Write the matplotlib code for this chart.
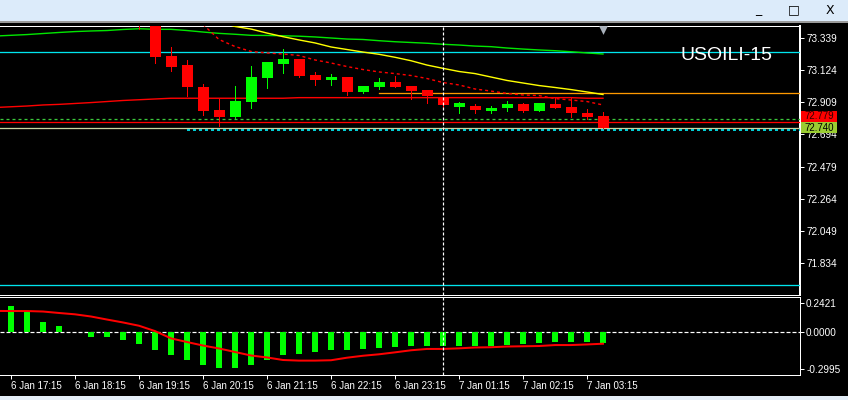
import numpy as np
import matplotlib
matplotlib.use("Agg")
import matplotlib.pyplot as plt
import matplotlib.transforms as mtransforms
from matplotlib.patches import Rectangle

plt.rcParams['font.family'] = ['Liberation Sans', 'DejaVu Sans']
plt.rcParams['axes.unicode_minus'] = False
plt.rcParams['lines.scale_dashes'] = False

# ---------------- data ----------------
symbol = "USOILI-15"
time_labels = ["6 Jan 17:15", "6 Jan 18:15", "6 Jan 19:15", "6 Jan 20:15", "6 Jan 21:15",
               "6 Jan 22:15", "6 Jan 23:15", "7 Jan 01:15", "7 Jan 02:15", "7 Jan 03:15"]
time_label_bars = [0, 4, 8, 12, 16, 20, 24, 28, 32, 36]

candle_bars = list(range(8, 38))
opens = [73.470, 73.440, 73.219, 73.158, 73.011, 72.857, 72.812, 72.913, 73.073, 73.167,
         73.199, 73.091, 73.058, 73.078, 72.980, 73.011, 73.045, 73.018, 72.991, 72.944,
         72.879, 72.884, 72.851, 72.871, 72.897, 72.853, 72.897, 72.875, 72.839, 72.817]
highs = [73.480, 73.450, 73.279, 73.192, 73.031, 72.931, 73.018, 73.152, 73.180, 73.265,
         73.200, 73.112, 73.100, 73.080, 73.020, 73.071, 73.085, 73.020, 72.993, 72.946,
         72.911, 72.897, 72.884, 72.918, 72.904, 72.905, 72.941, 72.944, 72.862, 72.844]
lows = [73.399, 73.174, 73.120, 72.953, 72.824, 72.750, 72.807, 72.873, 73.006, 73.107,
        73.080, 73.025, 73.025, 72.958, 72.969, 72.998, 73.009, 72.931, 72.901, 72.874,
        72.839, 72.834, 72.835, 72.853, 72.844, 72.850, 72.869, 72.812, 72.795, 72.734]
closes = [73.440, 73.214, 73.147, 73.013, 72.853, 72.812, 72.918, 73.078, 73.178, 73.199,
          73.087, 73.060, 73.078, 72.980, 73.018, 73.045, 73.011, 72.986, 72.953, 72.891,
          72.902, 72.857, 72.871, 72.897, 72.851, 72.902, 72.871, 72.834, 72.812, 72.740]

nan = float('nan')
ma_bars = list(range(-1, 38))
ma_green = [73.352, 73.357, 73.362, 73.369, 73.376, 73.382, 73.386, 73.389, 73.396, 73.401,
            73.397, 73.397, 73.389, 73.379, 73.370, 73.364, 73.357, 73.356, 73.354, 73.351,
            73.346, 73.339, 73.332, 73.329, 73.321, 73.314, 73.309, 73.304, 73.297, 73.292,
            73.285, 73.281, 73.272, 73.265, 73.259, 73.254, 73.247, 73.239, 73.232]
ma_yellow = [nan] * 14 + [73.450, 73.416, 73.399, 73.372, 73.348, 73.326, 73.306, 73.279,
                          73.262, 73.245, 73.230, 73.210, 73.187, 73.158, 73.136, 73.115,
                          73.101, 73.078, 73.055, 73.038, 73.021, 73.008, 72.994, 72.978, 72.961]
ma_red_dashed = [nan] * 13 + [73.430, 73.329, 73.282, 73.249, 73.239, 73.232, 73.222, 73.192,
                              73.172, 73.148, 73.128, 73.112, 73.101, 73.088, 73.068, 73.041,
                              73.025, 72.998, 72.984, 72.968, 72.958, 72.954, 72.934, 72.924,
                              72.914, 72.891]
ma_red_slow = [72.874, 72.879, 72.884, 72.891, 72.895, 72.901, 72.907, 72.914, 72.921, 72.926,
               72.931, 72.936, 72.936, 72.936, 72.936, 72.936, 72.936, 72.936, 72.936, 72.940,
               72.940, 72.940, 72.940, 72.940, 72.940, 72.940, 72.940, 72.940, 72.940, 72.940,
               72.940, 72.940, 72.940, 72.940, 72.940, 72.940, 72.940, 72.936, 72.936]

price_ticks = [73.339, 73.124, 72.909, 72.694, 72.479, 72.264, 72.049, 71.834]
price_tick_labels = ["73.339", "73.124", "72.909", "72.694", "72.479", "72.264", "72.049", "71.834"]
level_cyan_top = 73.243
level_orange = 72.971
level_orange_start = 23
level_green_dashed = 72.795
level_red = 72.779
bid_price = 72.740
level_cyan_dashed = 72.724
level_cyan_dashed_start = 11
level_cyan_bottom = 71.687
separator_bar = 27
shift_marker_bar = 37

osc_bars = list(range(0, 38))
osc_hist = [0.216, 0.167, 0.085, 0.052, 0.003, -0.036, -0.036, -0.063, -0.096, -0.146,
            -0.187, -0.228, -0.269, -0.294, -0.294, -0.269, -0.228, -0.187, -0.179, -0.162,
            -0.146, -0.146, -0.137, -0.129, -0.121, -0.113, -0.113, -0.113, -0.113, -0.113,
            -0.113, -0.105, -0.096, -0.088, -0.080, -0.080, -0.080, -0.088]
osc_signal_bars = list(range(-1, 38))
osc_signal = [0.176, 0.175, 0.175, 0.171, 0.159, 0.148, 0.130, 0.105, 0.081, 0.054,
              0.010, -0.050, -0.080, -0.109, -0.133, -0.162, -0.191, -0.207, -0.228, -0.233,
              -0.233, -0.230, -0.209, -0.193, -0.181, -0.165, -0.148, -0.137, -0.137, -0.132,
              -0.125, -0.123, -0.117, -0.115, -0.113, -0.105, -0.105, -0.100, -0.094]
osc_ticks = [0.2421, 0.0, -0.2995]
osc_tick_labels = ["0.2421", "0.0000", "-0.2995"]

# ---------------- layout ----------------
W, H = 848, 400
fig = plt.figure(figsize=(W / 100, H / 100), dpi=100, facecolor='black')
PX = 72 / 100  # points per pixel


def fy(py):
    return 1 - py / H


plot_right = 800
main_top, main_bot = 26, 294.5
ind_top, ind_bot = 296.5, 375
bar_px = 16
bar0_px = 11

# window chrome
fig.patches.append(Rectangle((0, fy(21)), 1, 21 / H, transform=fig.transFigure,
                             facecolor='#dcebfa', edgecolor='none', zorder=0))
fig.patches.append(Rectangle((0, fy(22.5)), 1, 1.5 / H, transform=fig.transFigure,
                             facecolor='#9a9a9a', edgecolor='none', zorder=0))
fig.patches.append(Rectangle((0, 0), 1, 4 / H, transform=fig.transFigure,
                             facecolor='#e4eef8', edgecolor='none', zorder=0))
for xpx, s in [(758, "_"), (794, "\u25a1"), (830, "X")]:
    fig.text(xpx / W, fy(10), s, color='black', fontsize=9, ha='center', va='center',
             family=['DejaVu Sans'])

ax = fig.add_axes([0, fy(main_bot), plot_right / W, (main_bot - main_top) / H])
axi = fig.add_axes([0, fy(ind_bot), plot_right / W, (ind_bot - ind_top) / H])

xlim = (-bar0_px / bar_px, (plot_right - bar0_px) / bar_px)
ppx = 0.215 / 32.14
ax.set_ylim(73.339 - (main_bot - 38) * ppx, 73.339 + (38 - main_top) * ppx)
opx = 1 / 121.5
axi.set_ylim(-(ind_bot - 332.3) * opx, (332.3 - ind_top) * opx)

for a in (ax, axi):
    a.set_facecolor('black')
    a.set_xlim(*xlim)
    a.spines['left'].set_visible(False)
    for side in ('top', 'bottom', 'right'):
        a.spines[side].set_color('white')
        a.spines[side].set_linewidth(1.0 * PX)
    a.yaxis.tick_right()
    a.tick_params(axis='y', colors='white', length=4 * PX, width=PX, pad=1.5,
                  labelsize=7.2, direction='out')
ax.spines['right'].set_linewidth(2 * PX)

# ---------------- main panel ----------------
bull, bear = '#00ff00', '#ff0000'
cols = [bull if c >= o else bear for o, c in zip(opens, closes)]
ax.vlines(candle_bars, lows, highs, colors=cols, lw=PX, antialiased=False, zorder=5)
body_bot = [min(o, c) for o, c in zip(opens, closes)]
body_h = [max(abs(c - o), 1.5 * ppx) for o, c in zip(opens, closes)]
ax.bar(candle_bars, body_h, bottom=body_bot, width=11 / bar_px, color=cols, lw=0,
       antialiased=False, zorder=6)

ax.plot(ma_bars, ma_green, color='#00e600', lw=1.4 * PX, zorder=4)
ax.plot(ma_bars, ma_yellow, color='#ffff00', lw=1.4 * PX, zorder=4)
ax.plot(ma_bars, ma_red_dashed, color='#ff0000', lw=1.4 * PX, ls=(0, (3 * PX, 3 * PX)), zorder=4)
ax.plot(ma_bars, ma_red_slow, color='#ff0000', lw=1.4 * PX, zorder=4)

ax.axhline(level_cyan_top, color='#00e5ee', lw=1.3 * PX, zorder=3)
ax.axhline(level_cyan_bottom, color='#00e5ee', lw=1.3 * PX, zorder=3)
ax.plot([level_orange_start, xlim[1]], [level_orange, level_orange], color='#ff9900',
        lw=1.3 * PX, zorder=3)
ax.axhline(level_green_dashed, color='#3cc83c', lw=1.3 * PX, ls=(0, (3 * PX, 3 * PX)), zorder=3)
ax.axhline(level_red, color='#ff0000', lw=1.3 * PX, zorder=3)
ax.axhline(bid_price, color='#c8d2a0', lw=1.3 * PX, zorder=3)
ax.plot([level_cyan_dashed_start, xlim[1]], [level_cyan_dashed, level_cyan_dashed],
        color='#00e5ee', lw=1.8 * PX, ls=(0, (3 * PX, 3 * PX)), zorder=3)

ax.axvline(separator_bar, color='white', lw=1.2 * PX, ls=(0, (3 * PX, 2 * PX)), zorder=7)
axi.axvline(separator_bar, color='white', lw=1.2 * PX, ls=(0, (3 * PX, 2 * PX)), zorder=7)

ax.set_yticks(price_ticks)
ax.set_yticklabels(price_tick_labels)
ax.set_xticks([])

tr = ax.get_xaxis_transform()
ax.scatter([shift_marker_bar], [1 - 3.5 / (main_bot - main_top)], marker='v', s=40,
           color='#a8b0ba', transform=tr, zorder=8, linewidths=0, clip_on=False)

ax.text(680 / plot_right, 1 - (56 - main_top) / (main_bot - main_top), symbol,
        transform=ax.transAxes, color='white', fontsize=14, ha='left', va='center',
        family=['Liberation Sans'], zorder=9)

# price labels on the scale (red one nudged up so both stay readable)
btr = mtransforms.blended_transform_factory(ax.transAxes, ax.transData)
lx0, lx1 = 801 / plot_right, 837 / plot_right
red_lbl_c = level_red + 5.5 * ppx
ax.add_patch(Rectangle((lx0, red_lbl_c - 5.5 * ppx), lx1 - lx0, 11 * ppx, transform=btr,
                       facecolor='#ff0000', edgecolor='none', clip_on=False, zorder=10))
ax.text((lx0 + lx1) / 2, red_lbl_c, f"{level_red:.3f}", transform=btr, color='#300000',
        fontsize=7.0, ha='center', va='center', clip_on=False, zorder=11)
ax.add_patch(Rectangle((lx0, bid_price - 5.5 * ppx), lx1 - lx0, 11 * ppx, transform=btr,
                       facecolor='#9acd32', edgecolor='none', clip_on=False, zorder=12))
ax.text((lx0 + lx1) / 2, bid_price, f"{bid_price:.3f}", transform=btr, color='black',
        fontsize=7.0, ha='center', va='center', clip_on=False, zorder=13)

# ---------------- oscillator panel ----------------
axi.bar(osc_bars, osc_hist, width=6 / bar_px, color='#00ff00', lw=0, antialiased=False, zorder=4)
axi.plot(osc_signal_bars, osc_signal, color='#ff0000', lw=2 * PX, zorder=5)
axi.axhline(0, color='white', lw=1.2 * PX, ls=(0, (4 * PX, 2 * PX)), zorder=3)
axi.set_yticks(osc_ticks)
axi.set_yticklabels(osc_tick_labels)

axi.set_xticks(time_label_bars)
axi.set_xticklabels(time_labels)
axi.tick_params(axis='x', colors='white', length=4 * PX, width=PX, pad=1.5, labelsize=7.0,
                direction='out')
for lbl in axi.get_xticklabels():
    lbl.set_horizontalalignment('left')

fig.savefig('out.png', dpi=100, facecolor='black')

**INSTRUCTION**
Leave the pictures out and reproduce exactly the lines from the top of the listing above through the line with "28, 32, 36]".

**FINAL RESULT**
Write the matplotlib code for this chart.
import numpy as np
import matplotlib
matplotlib.use("Agg")
import matplotlib.pyplot as plt
import matplotlib.transforms as mtransforms
from matplotlib.patches import Rectangle

plt.rcParams['font.family'] = ['Liberation Sans', 'DejaVu Sans']
plt.rcParams['axes.unicode_minus'] = False
plt.rcParams['lines.scale_dashes'] = False

# ---------------- data ----------------
symbol = "USOILI-15"
time_labels = ["6 Jan 17:15", "6 Jan 18:15", "6 Jan 19:15", "6 Jan 20:15", "6 Jan 21:15",
               "6 Jan 22:15", "6 Jan 23:15", "7 Jan 01:15", "7 Jan 02:15", "7 Jan 03:15"]
time_label_bars = [0, 4, 8, 12, 16, 20, 24, 28, 32, 36]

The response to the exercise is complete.